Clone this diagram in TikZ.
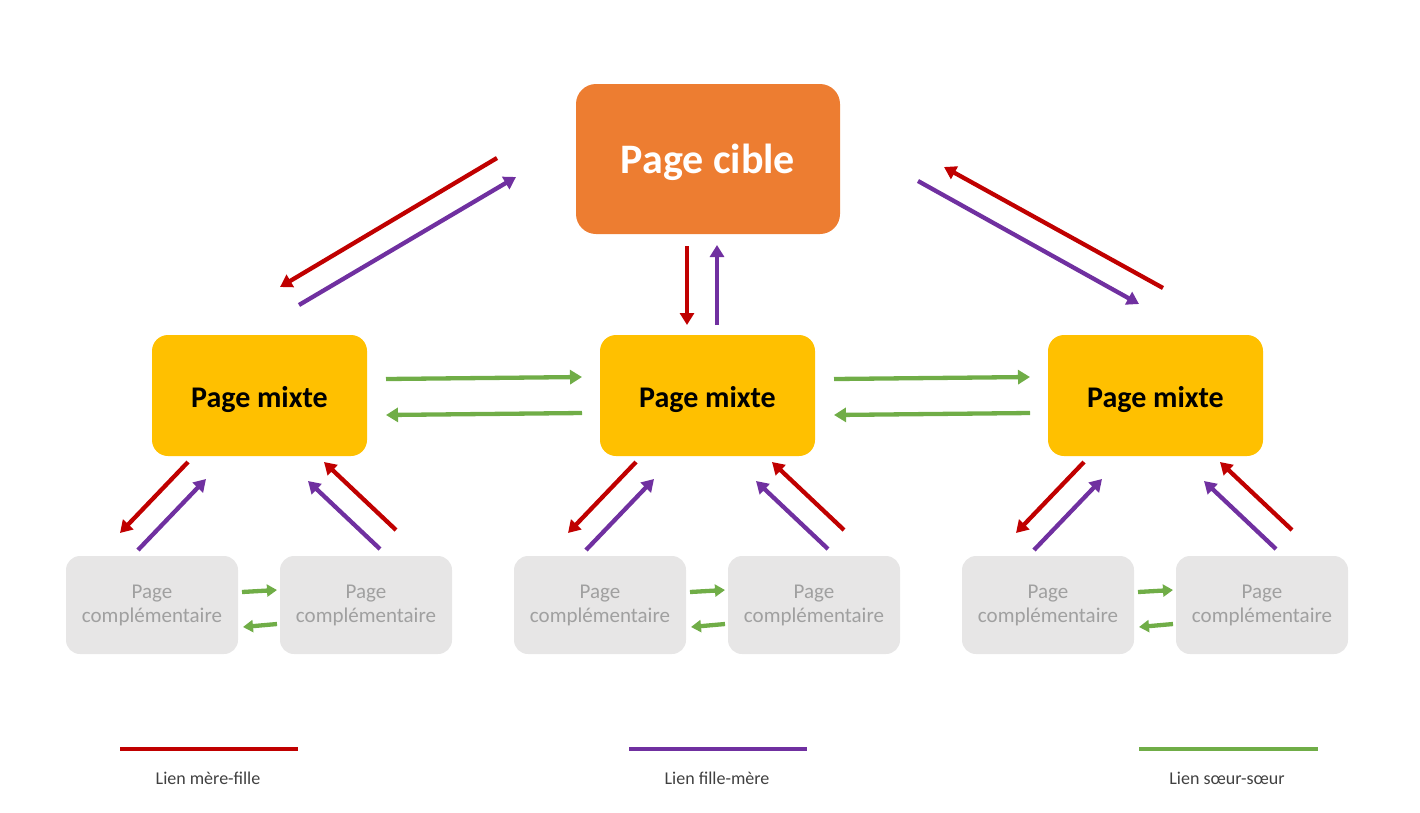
\documentclass[tikz,border=0pt]{standalone}
\usepackage{fontspec}
\setmainfont{Carlito}
\usetikzlibrary{arrows.meta}
\definecolor{corange}{HTML}{ED7D31}
\definecolor{cyellow}{HTML}{FFC000}
\definecolor{cgray}{HTML}{E7E6E6}
\definecolor{ctext}{HTML}{A0A0A0}
\definecolor{cred}{HTML}{C00000}
\definecolor{cpurple}{HTML}{7030A0}
\definecolor{cgreen}{HTML}{70AD47}
\definecolor{clegend}{HTML}{404040}
\tikzset{
  cible/.style={fill=corange, rounded corners=20pt, minimum width=264pt, minimum height=150pt, text=white, font=\fontsize{42}{48}\selectfont\bfseries, inner sep=0pt, text height=30pt, text depth=1.5pt},
  mixte/.style={fill=cyellow, rounded corners=16pt, minimum width=215pt, minimum height=121pt, text=black, font=\fontsize{30}{36}\selectfont\bfseries, inner sep=0pt, text height=24pt, text depth=1pt},
  compl/.style={fill=cgray, rounded corners=14pt, minimum width=172pt, minimum height=98pt, text=ctext, font=\fontsize{21}{24}\selectfont, align=center, inner sep=0pt},
  lnk/.style={line width=4.3pt, -{Triangle[length=12pt,width=14pt]}},
  mf/.style={lnk, cred},
  fm/.style={lnk, cpurple},
  ss/.style={lnk, cgreen},
  smallss/.style={line width=4.3pt, cgreen, -{Triangle[length=10pt,width=12pt]}},
  legline/.style={line width=4.3pt},
  legtext/.style={text=clegend, font=\fontsize{18}{22}\selectfont}
}
\begin{document}
\begin{tikzpicture}[x=1pt,y=-1pt]
\useasboundingbox (0,0) rectangle (1420,812);
% main nodes
\node[cible] (cible) at (708,159) {Page cible};
\node[mixte] (m1) at (259.5,395.5) {Page mixte};
\node[mixte] (m2) at (707.5,395.5) {Page mixte};
\node[mixte] (m3) at (1155.5,395.5) {Page mixte};
% complementary pages
\foreach \g/\dx in {1/0,2/448,3/896}{
  \node[compl] (c\g a) at (152+\dx,605) {Page\\compl\'ementaire};
  \node[compl] (c\g b) at (366+\dx,605) {Page\\compl\'ementaire};
}
% top arrows
\coordinate (tl1) at (497,158); \coordinate (tl2) at (280,287);
\coordinate (tl3) at (299,305); \coordinate (tl4) at (516,177);
\draw[mf] (tl1) -- (tl2);
\draw[fm] (tl3) -- (tl4);
\coordinate (tr1) at (1163,288); \coordinate (tr2) at (944,167);
\coordinate (tr3) at (918,181); \coordinate (tr4) at (1139,304);
\draw[mf] (tr1) -- (tr2);
\draw[fm] (tr3) -- (tr4);
\coordinate (tv1) at (687,246); \coordinate (tv2) at (687,325);
\coordinate (tv3) at (717,325); \coordinate (tv4) at (717,245);
\draw[mf] (tv1) -- (tv2);
\draw[fm] (tv3) -- (tv4);
% green horizontal arrows between mixed pages
\coordinate (g1) at (386,379); \coordinate (g2) at (582,377);
\coordinate (g3) at (582,413); \coordinate (g4) at (386,415);
\draw[ss] (g1) -- (g2);
\draw[ss] (g3) -- (g4);
\coordinate (g5) at (834,379); \coordinate (g6) at (1030,377);
\coordinate (g7) at (1030,413); \coordinate (g8) at (834,415);
\draw[ss] (g5) -- (g6);
\draw[ss] (g7) -- (g8);
% lower arrows
\foreach \g/\dx in {1/0,2/448,3/896}{
  \coordinate (r\g a) at (188+\dx,462); \coordinate (r\g b) at (120+\dx,533);
  \coordinate (p\g a) at (138+\dx,550); \coordinate (p\g b) at (206+\dx,479);
  \coordinate (r\g c) at (396+\dx,530); \coordinate (r\g d) at (324+\dx,462);
  \coordinate (p\g c) at (380+\dx,549); \coordinate (p\g d) at (308+\dx,481);
  \draw[mf] (r\g a) -- (r\g b);
  \draw[fm] (p\g a) -- (p\g b);
  \draw[mf] (r\g c) -- (r\g d);
  \draw[fm] (p\g c) -- (p\g d);
  \coordinate (s\g a) at (242+\dx,592); \coordinate (s\g b) at (277+\dx,590);
  \coordinate (s\g c) at (277+\dx,624); \coordinate (s\g d) at (243+\dx,627);
  \draw[smallss] (s\g a) -- (s\g b);
  \draw[smallss] (s\g c) -- (s\g d);
}
% legend
\coordinate (la1) at (120,749); \coordinate (la2) at (298,749);
\coordinate (lb1) at (629,749); \coordinate (lb2) at (807,749);
\coordinate (lc1) at (1139,749); \coordinate (lc2) at (1318,749);
\draw[legline, cred] (la1) -- (la2);
\draw[legline, cpurple] (lb1) -- (lb2);
\draw[legline, cgreen] (lc1) -- (lc2);
\node[legtext] (lta) at (208,778) {Lien mère-fille};
\node[legtext] (ltb) at (717,778) {Lien fille-mère};
\node[legtext] (ltc) at (1227,778) {Lien sœur-sœur};
\end{tikzpicture}
\end{document}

To be done - Images in the data above are to be skipped. Retype all other material exactly.

Reply to the exercise -
Clone this diagram in TikZ.
\documentclass[tikz,border=0pt]{standalone}
\usepackage{fontspec}
\setmainfont{Carlito}
\usetikzlibrary{arrows.meta}
\definecolor{corange}{HTML}{ED7D31}
\definecolor{cyellow}{HTML}{FFC000}
\definecolor{cgray}{HTML}{E7E6E6}
\definecolor{ctext}{HTML}{A0A0A0}
\definecolor{cred}{HTML}{C00000}
\definecolor{cpurple}{HTML}{7030A0}
\definecolor{cgreen}{HTML}{70AD47}
\definecolor{clegend}{HTML}{404040}
\tikzset{
  cible/.style={fill=corange, rounded corners=20pt, minimum width=264pt, minimum height=150pt, text=white, font=\fontsize{42}{48}\selectfont\bfseries, inner sep=0pt, text height=30pt, text depth=1.5pt},
  mixte/.style={fill=cyellow, rounded corners=16pt, minimum width=215pt, minimum height=121pt, text=black, font=\fontsize{30}{36}\selectfont\bfseries, inner sep=0pt, text height=24pt, text depth=1pt},
  compl/.style={fill=cgray, rounded corners=14pt, minimum width=172pt, minimum height=98pt, text=ctext, font=\fontsize{21}{24}\selectfont, align=center, inner sep=0pt},
  lnk/.style={line width=4.3pt, -{Triangle[length=12pt,width=14pt]}},
  mf/.style={lnk, cred},
  fm/.style={lnk, cpurple},
  ss/.style={lnk, cgreen},
  smallss/.style={line width=4.3pt, cgreen, -{Triangle[length=10pt,width=12pt]}},
  legline/.style={line width=4.3pt},
  legtext/.style={text=clegend, font=\fontsize{18}{22}\selectfont}
}
\begin{document}
\begin{tikzpicture}[x=1pt,y=-1pt]
\useasboundingbox (0,0) rectangle (1420,812);
% main nodes
\node[cible] (cible) at (708,159) {Page cible};
\node[mixte] (m1) at (259.5,395.5) {Page mixte};
\node[mixte] (m2) at (707.5,395.5) {Page mixte};
\node[mixte] (m3) at (1155.5,395.5) {Page mixte};
% complementary pages
\foreach \g/\dx in {1/0,2/448,3/896}{
  \node[compl] (c\g a) at (152+\dx,605) {Page\\compl\'ementaire};
  \node[compl] (c\g b) at (366+\dx,605) {Page\\compl\'ementaire};
}
% top arrows
\coordinate (tl1) at (497,158); \coordinate (tl2) at (280,287);
\coordinate (tl3) at (299,305); \coordinate (tl4) at (516,177);
\draw[mf] (tl1) -- (tl2);
\draw[fm] (tl3) -- (tl4);
\coordinate (tr1) at (1163,288); \coordinate (tr2) at (944,167);
\coordinate (tr3) at (918,181); \coordinate (tr4) at (1139,304);
\draw[mf] (tr1) -- (tr2);
\draw[fm] (tr3) -- (tr4);
\coordinate (tv1) at (687,246); \coordinate (tv2) at (687,325);
\coordinate (tv3) at (717,325); \coordinate (tv4) at (717,245);
\draw[mf] (tv1) -- (tv2);
\draw[fm] (tv3) -- (tv4);
% green horizontal arrows between mixed pages
\coordinate (g1) at (386,379); \coordinate (g2) at (582,377);
\coordinate (g3) at (582,413); \coordinate (g4) at (386,415);
\draw[ss] (g1) -- (g2);
\draw[ss] (g3) -- (g4);
\coordinate (g5) at (834,379); \coordinate (g6) at (1030,377);
\coordinate (g7) at (1030,413); \coordinate (g8) at (834,415);
\draw[ss] (g5) -- (g6);
\draw[ss] (g7) -- (g8);
% lower arrows
\foreach \g/\dx in {1/0,2/448,3/896}{
  \coordinate (r\g a) at (188+\dx,462); \coordinate (r\g b) at (120+\dx,533);
  \coordinate (p\g a) at (138+\dx,550); \coordinate (p\g b) at (206+\dx,479);
  \coordinate (r\g c) at (396+\dx,530); \coordinate (r\g d) at (324+\dx,462);
  \coordinate (p\g c) at (380+\dx,549); \coordinate (p\g d) at (308+\dx,481);
  \draw[mf] (r\g a) -- (r\g b);
  \draw[fm] (p\g a) -- (p\g b);
  \draw[mf] (r\g c) -- (r\g d);
  \draw[fm] (p\g c) -- (p\g d);
  \coordinate (s\g a) at (242+\dx,592); \coordinate (s\g b) at (277+\dx,590);
  \coordinate (s\g c) at (277+\dx,624); \coordinate (s\g d) at (243+\dx,627);
  \draw[smallss] (s\g a) -- (s\g b);
  \draw[smallss] (s\g c) -- (s\g d);
}
% legend
\coordinate (la1) at (120,749); \coordinate (la2) at (298,749);
\coordinate (lb1) at (629,749); \coordinate (lb2) at (807,749);
\coordinate (lc1) at (1139,749); \coordinate (lc2) at (1318,749);
\draw[legline, cred] (la1) -- (la2);
\draw[legline, cpurple] (lb1) -- (lb2);
\draw[legline, cgreen] (lc1) -- (lc2);
\node[legtext] (lta) at (208,778) {Lien mère-fille};
\node[legtext] (ltb) at (717,778) {Lien fille-mère};
\node[legtext] (ltc) at (1227,778) {Lien sœur-sœur};
\end{tikzpicture}
\end{document}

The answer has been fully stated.